Instead of telling children with hyperactivity and attention problems to sit still, perhaps we should encourage them to wriggle at will, according to a new study of children with attention deficit hyperactivity disorder, or A.D.H.D. The study, in Child Neuropsychology, found that children with A.D.H.D. concentrate much better when they fidget than when they don’t.
Hyperactivity is, of course, one of the defining symptoms of attention deficit hyperactivity disorder. It is in the disorder’s name and is usually the first symptom that parents, teachers and others notice. Most of us may be unable to gauge precisely how well a child concentrates. But we can tell if he or she can — or cannot — stay still.
But the relationship between hyperactivity and children’s concentration problems has been less clear. Does their hyperactivity intensify the attention deficit? Are the two problems — hyperactivity and attention deficits — unrelated except that they happen to occur together? Or could hyperactivity play some other role in the thinking and behavior of children with attention problems, possibly even a beneficial one?
Those questions intrigued Julie Schweitzer, a professor of psychiatry and behavioral sciences at the MIND Institute at the University of California, Davis, and her colleagues.
Past studies had suggested that children with A.D.H.D. concentrate better and improve academically if they are physically active during the school day. But that research had focused primarily on how to re-channel the children’s hyperactivity.
Dr. Schweitzer, who treats many children with A.D.H.D., had begun to wonder whether that emphasis was misplaced. Perhaps experiments should look into why the children were so hyperactive in the first place.
To find out, she and her colleagues gathered 26 boys and girls between the ages of 10 and 17 who had a diagnosis of A.D.H.D.; the researchers independently confirmed the diagnosis. Then they recruited an additional 18 children without A.D.H.D.
All of the children visited the group’s lab and were outfitted with an unobtrusive activity monitor on one ankle that could track how often and how intensely the children bobbled their leg, which is a good marker of fidgeting.
Then the scientists had the children complete a simple computerized test of attention and cognitive control, during which they had to note the direction an arrow was pointing and push a key showing that direction. The arrow in question was flanked by other arrows, which sometimes pointed in the same direction as the primary arrow and sometimes did not.
The children were told to respond as quickly as possible to the test, punching the proper key as soon as the arrows appeared on screen.
Then they repeated that same test more than 200 times in rapid succession, while the arrows shifted directions and each child’s ability to concentrate was sorely strained.

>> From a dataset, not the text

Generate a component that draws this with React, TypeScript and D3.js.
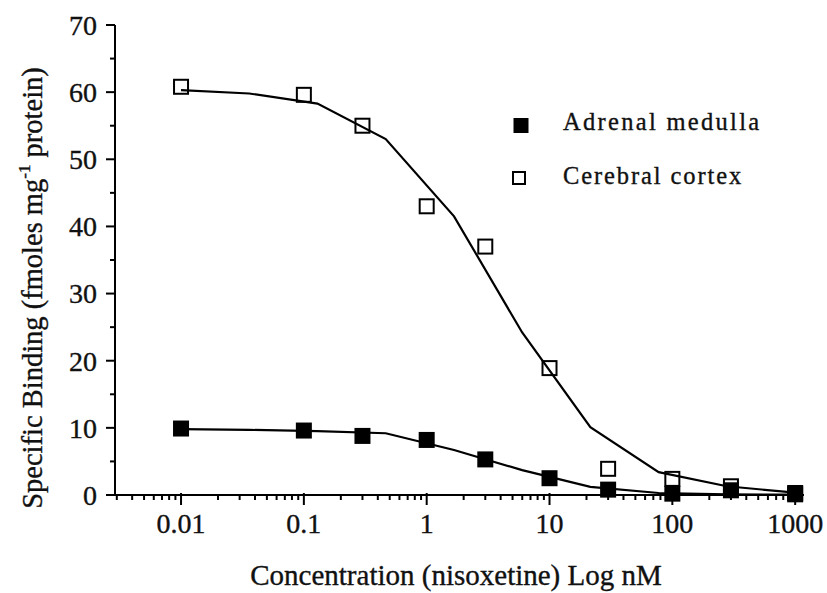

Afterward, the scientists compared the accuracy of the children’s responses during each of the more than 200 trials with the corresponding data from the activity monitors. In effect, they were examining how much and how intensely each child fidgeted every time they punched the key to indicate the arrow’s direction.
They found that the more intensely that the children with A.D.H.D. wiggled and fidgeted — the more ferociously they bobbled their legs — the more accurate their answers were. When these children were relatively still, their responses were much more likely to be wrong, indicating that they had had trouble concentrating then.
Meanwhile, fidgeting had played no discernible role, positive or negative, in the performance of the children without A.D.H.D., most of whom didn’t fidget much anyway.
These results suggest that hyperactivity is fundamentally beneficial for children with attention deficits, Dr. Schweitzer said, and probably developed to help them cope with their inability otherwise to focus.
“Hyperactivity appears to be a mechanism for cognitive self-regulation,” she said. In other words, children with A.D.H.D. may be hyperactive because the physical restlessness helps them to sharpen their mental control.
Dr. Schweitzer speculated that this constant movement probably increases mental arousal for children with A.D.H.D., much as stimulant drugs do. (Most of the children with A.D.H.D. in this experiment were taking such medications.)
Of course, this was a small, short-term study, involving only one type of cognitive test.
But its message seems straightforward, if unsettling, for weary parents and teachers who must deal with hyperactive children: let them squirm and fidget and bounce and jiggle and generally maintain that constant, disconcerting restiveness, if you want them also to be better able to concentrate.
The accommodations can be fairly discrete. Maybe install elastic bands beneath children’s desks, Dr. Schweitzer suggested, so that they can pull and play with them in a way that shouldn’t bother other children. Or use yoga balls as chairs, so the children can bounce. Even encouraging them to stand more often may help.
“I know it’s difficult to accommodate hyperactivity,” Dr. Schweitzer said, but it may really help children whose fidgeting bodies seem to contribute to calmer, more focused brains.